==== Record list ====
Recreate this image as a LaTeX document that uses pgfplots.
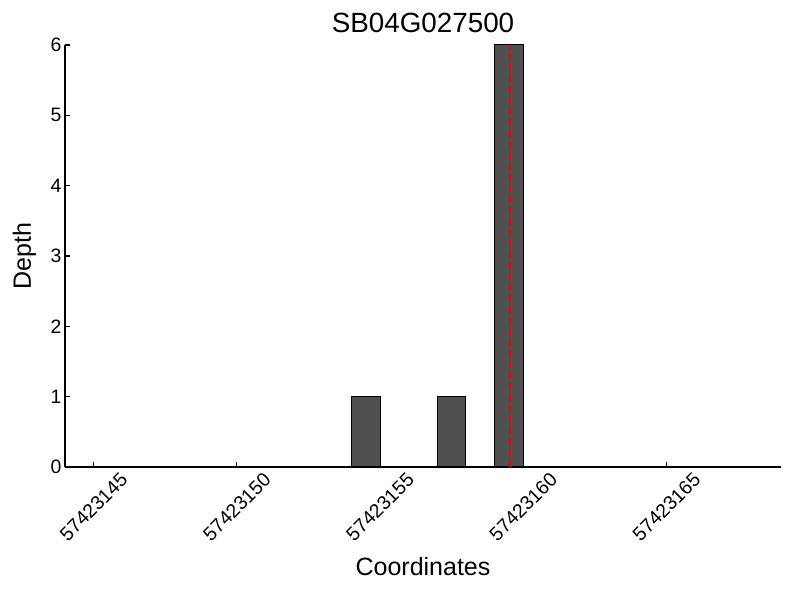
\documentclass[border=0pt]{standalone}
\usepackage{pgfplots}
\pgfplotsset{compat=1.18}
\usepackage{fontspec}
\setmainfont{Liberation Sans}
\definecolor{barfill}{RGB}{80,80,80}
\begin{document}
\begin{tikzpicture}
% x positions are offsets from 57423144
\begin{axis}[
  scale only axis,width=716pt,height=422pt,
  xmin=0,xmax=25,ymin=0,ymax=6,
  axis x line*=bottom,axis y line*=left,
  axis line style={-,line width=1.1pt},
  tick align=inside,major tick length=5pt,
  tick style={line width=1.1pt,black},
  xtick={1,6,11,16,21},
  xticklabels={57423145,57423150,57423155,57423160,57423165},
  ytick={0,1,2,3,4,5,6},
  tick label style={font=\fontsize{19.4}{22}\selectfont},
  /pgf/number format/assume math mode=true,
  xticklabel style={yshift=-40pt,rotate=45,anchor=center},
  title={SB04G027500},
  title style={font=\fontsize{27.8}{32}\selectfont,at={(axis description cs:0.5,1.0142)},anchor=base},
  xlabel={Coordinates},
  xlabel style={font=\fontsize{25}{29}\selectfont,at={(axis description cs:0.5,-0.2583)},anchor=base},
  ylabel={Depth},
  ylabel style={font=\fontsize{25}{29}\selectfont,at={(axis description cs:-0.0475,0.5)},anchor=base},
  clip=false,
]
\addplot[ybar,bar width=1,bar shift=0,fill=barfill,draw=black,line width=1pt] coordinates {(10.5,1) (13.5,1) (15.5,6)};
\addplot[red,line width=2pt,dash pattern=on 7pt off 4pt] coordinates {(15.55,0) (15.55,6)};
\end{axis}
\pgfresetboundingbox
\path ([xshift=-65pt,yshift=-133pt]current axis.south west) rectangle ([xshift=19pt,yshift=45pt]current axis.north east);
\end{tikzpicture}
\end{document}
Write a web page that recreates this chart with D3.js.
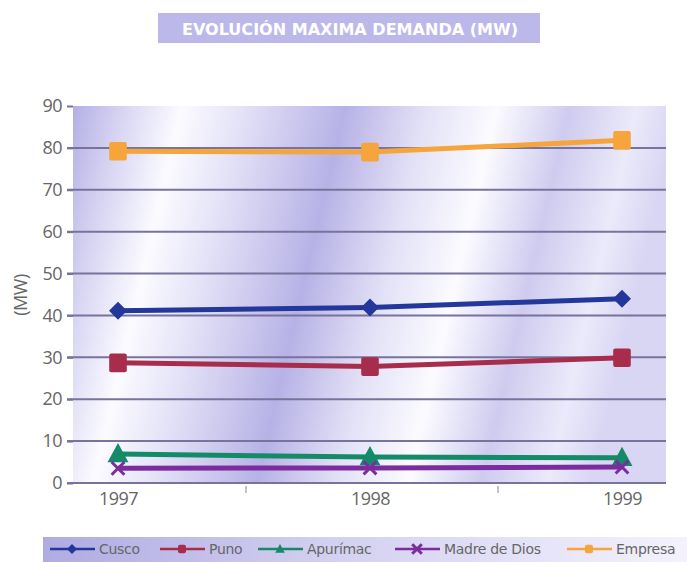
<!DOCTYPE html>
<html><head><meta charset="utf-8">
<script src="https://cdn.jsdelivr.net/npm/d3@7"></script>
<style>body{margin:0;background:#fff}svg{display:block}</style>
</head><body><svg id="c" width="687" height="562"></svg>
<script>
const years = ["1997","1998","1999"];
const yTicks = [0,10,20,30,40,50,60,70,80,90];
const seriesNames = ["Cusco","Puno","Apurímac","Madre de Dios","Empresa"];
const cusco = [41.1, 41.9, 44.0];
const puno = [28.7, 27.8, 29.9];
const apurimac = [6.9, 6.2, 6.0];
const madreDeDios = [3.5, 3.6, 3.8];
const empresa = [79.2, 79.0, 81.8];
const seriesValues = [cusco, puno, apurimac, madreDeDios, empresa];
const colors = ["#23389a","#a82c4c","#148a68","#7b2c9e","#f6a43c"];
const shapes = ["diamond","square","triangle","cross","square"];

const svg = d3.select("#c");
const defs = svg.append("defs");
const g1 = defs.append("linearGradient").attr("id","bg").attr("x1","0").attr("x2","1").attr("y1","0").attr("y2","0.15");
[[0,"#b4afe4"],[0.08,"#d6d3f2"],[0.18,"#fbfbff"],[0.28,"#e4e2f7"],[0.45,"#b7b2e6"],[0.58,"#e2e0f6"],[0.7,"#fbfbff"],[0.82,"#cfcbef"],[0.93,"#ebeafa"],[1,"#d9d6f3"]]
  .forEach(([o,c])=>g1.append("stop").attr("offset",o).attr("stop-color",c));
const g2 = defs.append("linearGradient").attr("id","lg").attr("x1","0").attr("x2","1");
[[0,"#b0abe2"],[0.45,"#d3d0f1"],[1,"#f3f2fc"]].forEach(([o,c])=>g2.append("stop").attr("offset",o).attr("stop-color",c));

// title
svg.append("rect").attr("x",158).attr("y",13).attr("width",382).attr("height",30).attr("fill","#bdb8ea");
svg.append("text").attr("x",182).attr("y",35).attr("fill","#fff")
  .attr("font-family","DejaVu Sans").attr("font-weight","bold").attr("font-size",15)
  .attr("textLength",336).attr("lengthAdjust","spacingAndGlyphs")
  .text("EVOLUCIÓN MAXIMA DEMANDA (MW)");

const pL=73, pR=666, pT=106, pB=483;
const x = d3.scalePoint().domain(years).range([118,622]);
const y = d3.scaleLinear().domain([0,90]).range([pB,pT]);

svg.append("rect").attr("x",pL).attr("y",pT).attr("width",pR-pL).attr("height",pB-pT).attr("fill","url(#bg)");

// gridlines
svg.append("g").selectAll("line").data(yTicks.filter(d=>d>0&&d<90)).join("line")
  .attr("x1",pL-6).attr("x2",pR).attr("y1",d=>y(d)).attr("y2",d=>y(d))
  .attr("stroke","#77739c").attr("stroke-width",2);

// y axis
const ya = svg.append("g").attr("transform",`translate(${pL},0)`)
  .call(d3.axisLeft(y).tickValues(yTicks).tickSize(6).tickPadding(5));
ya.select(".domain").remove();
ya.selectAll(".tick line").attr("stroke","#77739c").attr("stroke-width",2);
ya.selectAll("text").attr("font-family","Open Sans").attr("font-size",18).attr("fill","#666").attr("letter-spacing",-0.5);

// x axis
svg.append("line").attr("x1",pL-6).attr("x2",pR).attr("y1",pB).attr("y2",pB).attr("stroke","#77739c").attr("stroke-width",2);
const xa = svg.append("g").attr("transform",`translate(0,${pB})`).call(d3.axisBottom(x).tickSize(0).tickPadding(9));
xa.select(".domain").remove();
xa.selectAll("text").attr("font-family","Open Sans").attr("font-size",18).attr("fill","#666").attr("letter-spacing",-0.5);
const mids = [ (x("1997")+x("1998"))/2+2, (x("1998")+x("1999"))/2+2 ];
svg.append("g").selectAll("line").data(mids).join("line")
  .attr("x1",d=>d).attr("x2",d=>d).attr("y1",pB+3).attr("y2",pB+10).attr("stroke","#888").attr("stroke-width",1);

// y label
svg.append("text").attr("transform","translate(27,295) rotate(-90)").attr("text-anchor","middle")
  .attr("font-family","Open Sans").attr("font-size",18).attr("fill","#666").attr("letter-spacing",-0.5).text("(MW)");

function marker(sel, shape, color, s){
  if(shape==="diamond") sel.append("path").attr("d",`M0,${-s}L${s},0L0,${s}L${-s},0Z`).attr("fill",color);
  else if(shape==="square") sel.append("rect").attr("x",-s*0.8).attr("y",-s*0.85).attr("width",s*1.6).attr("height",s*1.7).attr("rx",2).attr("fill",color);
  else if(shape==="triangle") sel.append("path").attr("d",`M0,${-s}L${s*0.95},${s*0.75}L${-s*0.95},${s*0.75}Z`).attr("fill",color);
  else if(shape==="cross") sel.append("path").attr("d",`M${-s*0.8},${-s*0.8}L${s*0.8},${s*0.8}M${s*0.8},${-s*0.8}L${-s*0.8},${s*0.8}`).attr("stroke",color).attr("stroke-width",3);
}

const line = d3.line().x((d,i)=>x(years[i])).y(d=>y(d));
seriesValues.forEach((vals,k)=>{
  const g = svg.append("g");
  g.append("path").attr("d",line(vals)).attr("fill","none").attr("stroke",colors[k]).attr("stroke-width",5);
  vals.forEach((v,i)=>{
    const m = g.append("g").attr("transform",`translate(${x(years[i])},${y(v)})`);
    marker(m, shapes[k], colors[k], shapes[k]==="diamond"?9:(shapes[k]==="cross"?8:11));
  });
});

// legend
svg.append("rect").attr("x",43).attr("y",537).attr("width",644).attr("height",25).attr("fill","url(#lg)");
const legX = [50,160,258,395,567];
seriesNames.forEach((n,k)=>{
  const g = svg.append("g").attr("transform",`translate(${legX[k]},549)`);
  g.append("line").attr("x1",0).attr("x2",45).attr("stroke",colors[k]).attr("stroke-width",2.5);
  const m = g.append("g").attr("transform","translate(22,0)");
  marker(m, shapes[k], colors[k], shapes[k]==="cross"?6:5);
  g.append("text").attr("x",49).attr("y",5).attr("font-family","DejaVu Sans").attr("font-size",14).attr("fill","#666").attr("letter-spacing",-0.3).text(n);
});
</script></body></html>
====
Instructions for the task: Collect each line holding the string "that".

Result of the task:
Recreate this image as a LaTeX document that uses pgfplots.
Write a web page that recreates this chart with D3.js.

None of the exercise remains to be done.